On the first listen, the EP moves you to rave wherever you are, atleast in your head. On that front Sentient has hit the nail on the head. Once you know Sentient’s history with music, it becomes clear where his focus on trance and techno, with melodic riffs comes from. Of his journey, he says “I began journey into sound in school, as a part of a band where I played the bass and rhythm guitar. As a child I was always surrounded by my fathers vast music collection. Being around so much music as a child really fuelled me into learning different instruments and helped me venture into sound. As I grew older, my fascination towards sound also grew. I started producing electronic music eventually in design school. All my friends and I would listen to loads of techno and trance. This really shaped my sound. Being a designer I tend to draw inspiration from my artwork and surroundings. My influences and inspirations have been from the UK rave scene. Artists such as Mall Grab, Asquith, Julian Muller and Hadone are amongst a few artists who I’ve drawn inspiration from over a period of time.”

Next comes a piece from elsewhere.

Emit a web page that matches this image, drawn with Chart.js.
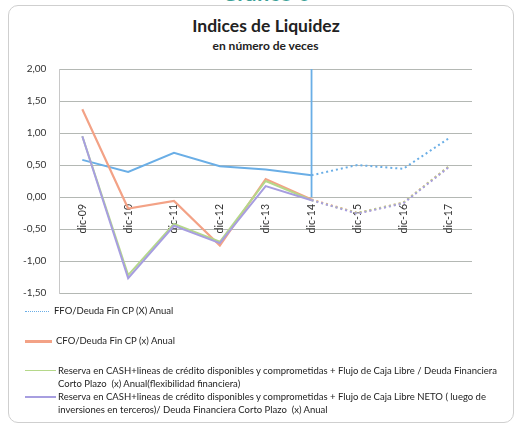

Madhav’s affliction towards trance and techno comes clear through the first two and last two tracks of his EP. In fact, they fulfil the new age rave scene where trance and techno blend to make a genre that is bass heavy with a lot of melodies and sound progressions made of up of retro synth sounds. All tracks except Skies of Purple, the third track in the EP. Skies of Purple moves away from the trance and techno vibe and towards a more break-core vibe which we’re seeing (and loving) more and more from Indian artists. Of this track and a deviation from the vibe he says “While writing the tracks for the EP, I wasn’t really going for a specific vibe as such. The songs I write most of the time end up taking on a trance and techno tone with euphoric melodies or hardcore rave stabs. I had a rough idea of how I wanted the EP to sound when finished but it took an interesting turn with Skies of Purple. I wrote the song to break the monotony from the previous tracks. Including a hardcore breakbeat track also added to the versatility and overall landscape.”
Perhaps the most refreshing part of his EP is the hopefulness of a youngster shines through it in the melodies, the vibe and the art. Often, as artists proceed on their career arc, they lose sight of why they began in the first place and get caught up in the puddles that are formed around industry processes. Not Madhav – he is very hopeful about how the rave scene in India is developing and where his music is heading. He says “The electronic music scene has been ever-growing and has been picking up pace recently. There has been a lot of trance in techno the past year, which I personally really like. There are DIY raves being held so much more now with the onset of Corona. It’s really interesting honestly. The underground music scene is also picking up with the harder trance-y sound gaining more and more popularity. I don’t really wish anything was different, the Indian music industry is still rapidly growing.”